The song was never released as a single to radio or digital platforms, but a lyric video was released to YouTube. The original demo of the song that Hicks presented to his manager was ultimately released, as Hicks felt that any attempt to re-record it would not match the energy they brought in the demo.

==Lyrical content==
"Stronger Beer" is a humorous cultural comparison, intended to show the differences between Canada and the United States. The song is sung from the perspective of a Canadian, and highlights direct contrasts between both countries such as popular brands of chocolate ("We eat Smarties, you eat M&M's") to well-known celebrities ("We got Bryan Adams, but hey you got Bruce Springsteen").

Hicks described the song as a representation of if "two drunk guys were sitting in a bar and one was from the states and one was from Canada, what would they be talking about? Maybe about stronger beer.”
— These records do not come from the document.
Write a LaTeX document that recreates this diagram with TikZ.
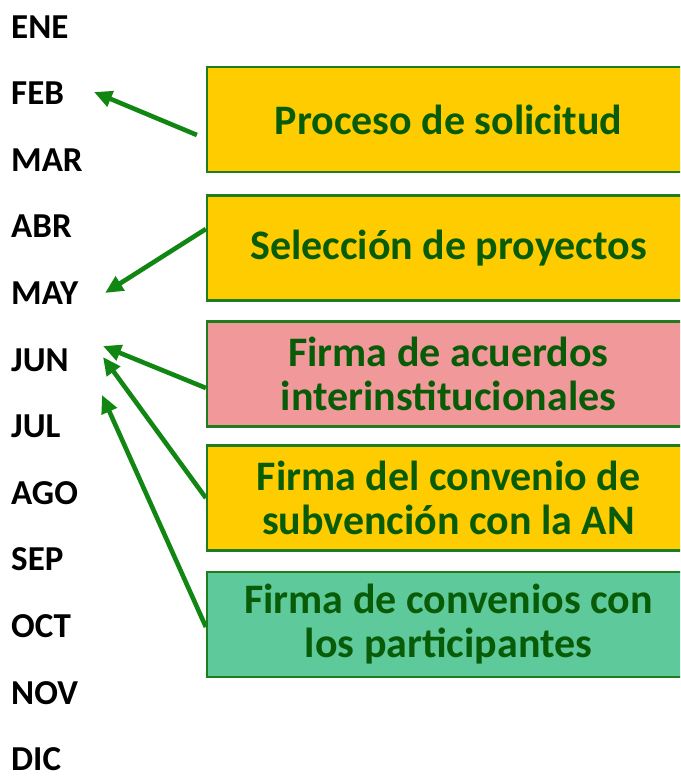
\documentclass[tikz,border=0pt]{standalone}
\usepackage{fontspec}
\setmainfont{Carlito}
\usetikzlibrary{arrows.meta,calc}
\definecolor{txtgreen}{RGB}{8,92,8}
\definecolor{arrgreen}{RGB}{18,134,18}
\definecolor{bordgreen}{RGB}{30,125,30}
\definecolor{boxyellow}{RGB}{255,204,0}
\definecolor{boxpink}{RGB}{240,152,154}
\definecolor{boxmint}{RGB}{94,201,154}
\tikzset{
  month/.style={anchor=base west, inner sep=0pt, text depth=0pt, font=\fontsize{35}{38}\selectfont\bfseries, text=black},
  stagebox/.style={draw=bordgreen, line width=2.2pt, minimum width=483pt, minimum height=105pt,
    inner sep=0pt, align=center, text=txtgreen, font=\fontsize{42}{44}\selectfont\bfseries},
  pointer/.style={draw=arrgreen, line width=4.6pt, -{Triangle[length=18pt,width=16pt]}}
}
\begin{document}
\begin{tikzpicture}[x=1pt,y=-1pt]
\useasboundingbox (0,0) rectangle (680,779);
\clip (0,0) rectangle (680,779);
\fill[white] (0,0) rectangle (680,779);
% months
\foreach \m/\n [count=\i from 0] in {ENE/ene,FEB/feb,MAR/mar,ABR/abr,MAY/may,JUN/jun,JUL/jul,AGO/ago,SEP/sep,OCT/oct,NOV/nov,DIC/dic}{
  \node[month] (\n) at (11,{38+66.6*\i}) {\m};
}
% boxes
\node[stagebox, fill=boxyellow] (b1) at (448.5,119.5) {Proceso de solicitud};
\node[stagebox, fill=boxyellow] (b2) at (448.5,248) {Selección de proyectos};
\node[stagebox, fill=boxpink] (b3) at (448.5,374) {Firma de acuerdos\\interinstitucionales};
\node[stagebox, fill=boxyellow] (b4) at (448.5,498) {Firma del convenio de\\subvención con la AN};
\node[stagebox, fill=boxmint] (b5) at (448.5,624.5) {Firma de convenios con\\los participantes};
% arrow tips
\coordinate (t1) at (94,92);
\coordinate (t2) at (105,293);
\coordinate (t3) at (103,346);
\coordinate (t4) at (103,357);
\coordinate (t5) at (102,395);
\draw[pointer] ($(b1.west)+(-9,15.5)$) -- (t1);
\draw[pointer] ($(b2.west)+(0,-19)$) -- (t2);
\draw[pointer] ($(b3.west)+(0,14)$) -- (t3);
\draw[pointer] ($(b4.west)+(0,0)$) -- (t4);
\draw[pointer] ($(b5.west)+(0,2.5)$) -- (t5);
\end{tikzpicture}
\end{document}
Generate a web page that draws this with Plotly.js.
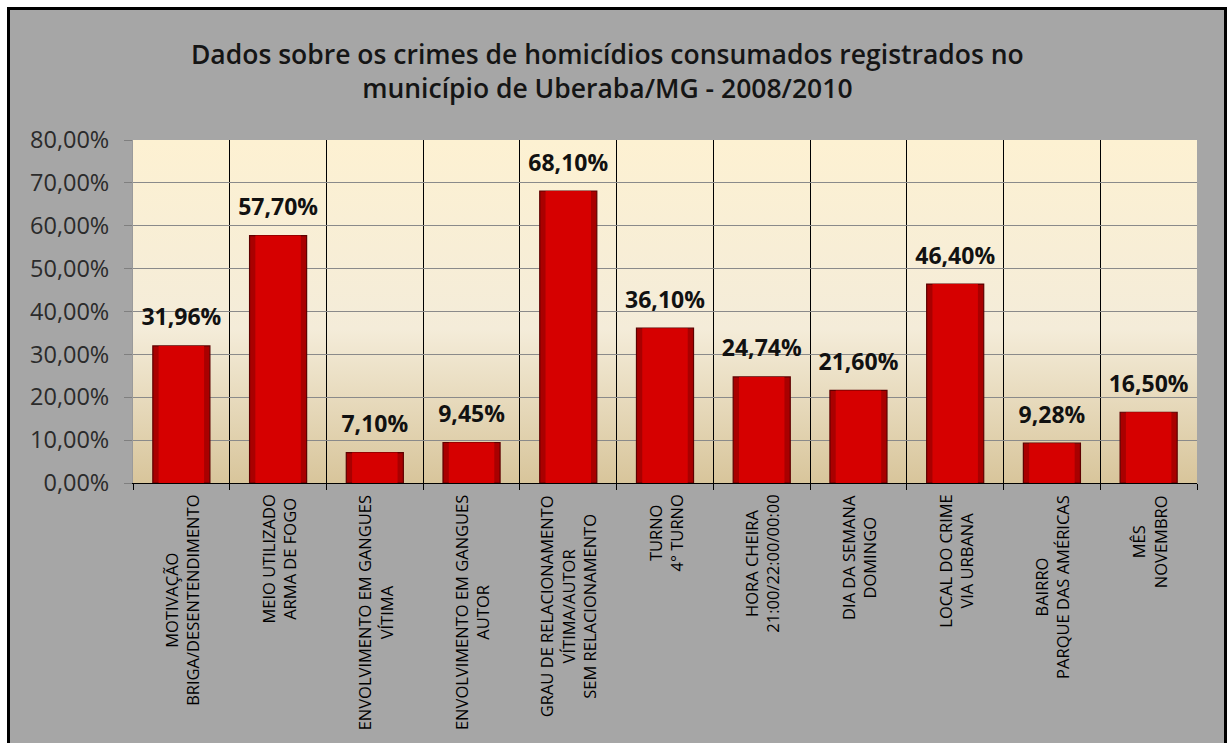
<!DOCTYPE html>
<html>
<head>
<meta charset="utf-8">
<script src="https://cdn.plot.ly/plotly-3.0.1.min.js"></script>
<style>
  html, body { margin: 0; padding: 0; background: #ffffff; width: 1227px; height: 743px; overflow: hidden; }
  #frame { position: absolute; left: 7px; top: 7px; width: 1220px; height: 760px; box-sizing: border-box;
           border: 3px solid #000; background: #a6a6a6; }
  #chart { position: absolute; left: 0; top: 0; width: 1227px; height: 743px; }
</style>
</head>
<body>
<div id="frame"></div>
<div id="chart"></div>
<script>
// ---- data ----
const categories = [
  "MOTIVAÇÃO<br>BRIGA/DESENTENDIMENTO",
  "MEIO UTILIZADO<br>ARMA DE FOGO",
  "ENVOLVIMENTO EM GANGUES<br>VÍTIMA",
  "ENVOLVIMENTO EM GANGUES<br>AUTOR",
  "GRAU DE RELACIONAMENTO<br>VÍTIMA/AUTOR<br>SEM RELACIONAMENTO",
  "TURNO<br>4° TURNO",
  "HORA CHEIRA<br>21:00/22:00/00:00",
  "DIA DA SEMANA<br>DOMINGO",
  "LOCAL DO CRIME<br>VIA URBANA",
  "BAIRRO<br>PARQUE DAS AMÉRICAS",
  "MÊS<br>NOVEMBRO"
];
const percentages = [31.96, 57.70, 7.10, 9.45, 68.10, 36.10, 24.74, 21.60, 46.40, 9.28, 16.50];
const yTickValues = [0, 10, 20, 30, 40, 50, 60, 70, 80];
const yTickLabels = ["0,00%", "10,00%", "20,00%", "30,00%", "40,00%", "50,00%", "60,00%", "70,00%", "80,00%"];
const titleText = "Dados sobre os crimes de homicídios consumados registrados no<br>município de Uberaba/MG - 2008/2010";

const FONT = "Open Sans, Noto Sans, sans-serif";

const gradSvg = '<svg xmlns="http://www.w3.org/2000/svg" width="100" height="100" preserveAspectRatio="none">' +
  '<defs><linearGradient id="g" x1="0" y1="0" x2="0" y2="1">' +
  '<stop offset="0" stop-color="#fdf1d2"/><stop offset="0.55" stop-color="#f4ecd9"/>' +
  '<stop offset="1" stop-color="#d8c59b"/></linearGradient></defs>' +
  '<rect width="100" height="100" fill="url(#g)"/></svg>';
const gradUri = 'data:image/svg+xml;base64,' + btoa(gradSvg);

const barsOuter = {
  type: 'bar',
  x: categories,
  y: percentages,
  width: 0.59,
  marker: { color: '#a90000', line: { color: '#5e0000', width: 1.2 } },
  hoverinfo: 'skip',
  showlegend: false
};
const barsInner = {
  type: 'bar',
  x: categories,
  y: percentages,
  width: 0.47,
  marker: { color: '#d60000', line: { width: 0 } },
  hoverinfo: 'skip',
  showlegend: false
};

const labels = {
  type: 'scatter',
  mode: 'markers+text',
  x: categories,
  y: percentages,
  marker: { size: 22, opacity: 0 },
  texttemplate: '%{y:.2f}%',
  textposition: 'top center',
  textfont: { family: FONT, size: 23, color: '#111', weight: 'bold' },
  cliponaxis: false,
  hoverinfo: 'skip',
  showlegend: false
};

const catAnnotations = categories.map(c => ({
  x: c, y: 0, xref: 'x', yref: 'y',
  text: c, showarrow: false, textangle: -90,
  xanchor: 'center', yanchor: 'top', align: 'center',
  yshift: -10,
  font: { family: FONT, size: 16.5, color: '#000' }
}));

const layout = {
  width: 1227, height: 743,
  margin: { l: 133, r: 30, t: 140, b: 260 },
  paper_bgcolor: 'rgba(0,0,0,0)',
  plot_bgcolor: 'rgba(0,0,0,0)',
  separators: ',.',
  barmode: 'overlay',
  title: {
    text: titleText,
    x: 0.495, xref: 'container', xanchor: 'center',
    y: 1 - 64 / 743, yref: 'container', yanchor: 'middle',
    font: { family: FONT, size: 26.5, color: '#151515', weight: 600 }
  },
  xaxis: {
    type: 'category',
    range: [-0.5, categories.length - 0.5],
    tickson: 'boundaries',
    showticklabels: false,
    ticks: 'outside', ticklen: 6, tickcolor: '#000', tickwidth: 1,
    showgrid: true, gridcolor: '#000', gridwidth: 1,
    showline: true, linecolor: '#000', linewidth: 1,
    fixedrange: true
  },
  yaxis: {
    range: [0, 80],
    tickmode: 'array',
    tickvals: yTickValues,
    ticktext: yTickLabels,
    ticks: 'outside', ticklen: 8, tickcolor: '#7f7f7f',
    ticklabelstandoff: 10,
    tickfont: { family: FONT, size: 23.5, color: '#2b2b2b' },
    showgrid: true, gridcolor: '#8a8a8a', gridwidth: 1,
    zeroline: false,
    showline: true, linecolor: '#9a9a9a', linewidth: 1,
    fixedrange: true
  },
  images: [{
    source: gradUri, xref: 'paper', yref: 'paper',
    x: 0, y: 1, sizex: 1, sizey: 1, xanchor: 'left', yanchor: 'top',
    sizing: 'stretch', layer: 'below'
  }],
  annotations: catAnnotations
};

Plotly.newPlot('chart', [barsOuter, barsInner, labels], layout, { displayModeBar: false, staticPlot: true });
</script>
</body>
</html>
==Commercial performance==
Despite never having been released as a single, "Stronger Beer" has been certified Double Platinum by Music Canada.

==Music video==
The official lyric video for "Stronger Beer" premiered on YouTube on March 8, 2013. The video was created by graphic designer Mitch Nevins.

==Credits and personnel==
Credits adapted from Apple Music.

- Rob Blackledge — background vocals
- Nick Buda — drums
- Jeff Coplan — background vocals
- Tim Hicks — lead vocals, guitar

==Certifications==

| Region | Certification | Certified units/sales |
| Canada (Music Canada) | 2× Platinum | 160,000^{‡} |
^{‡} Sales+streaming figures based on certification alone.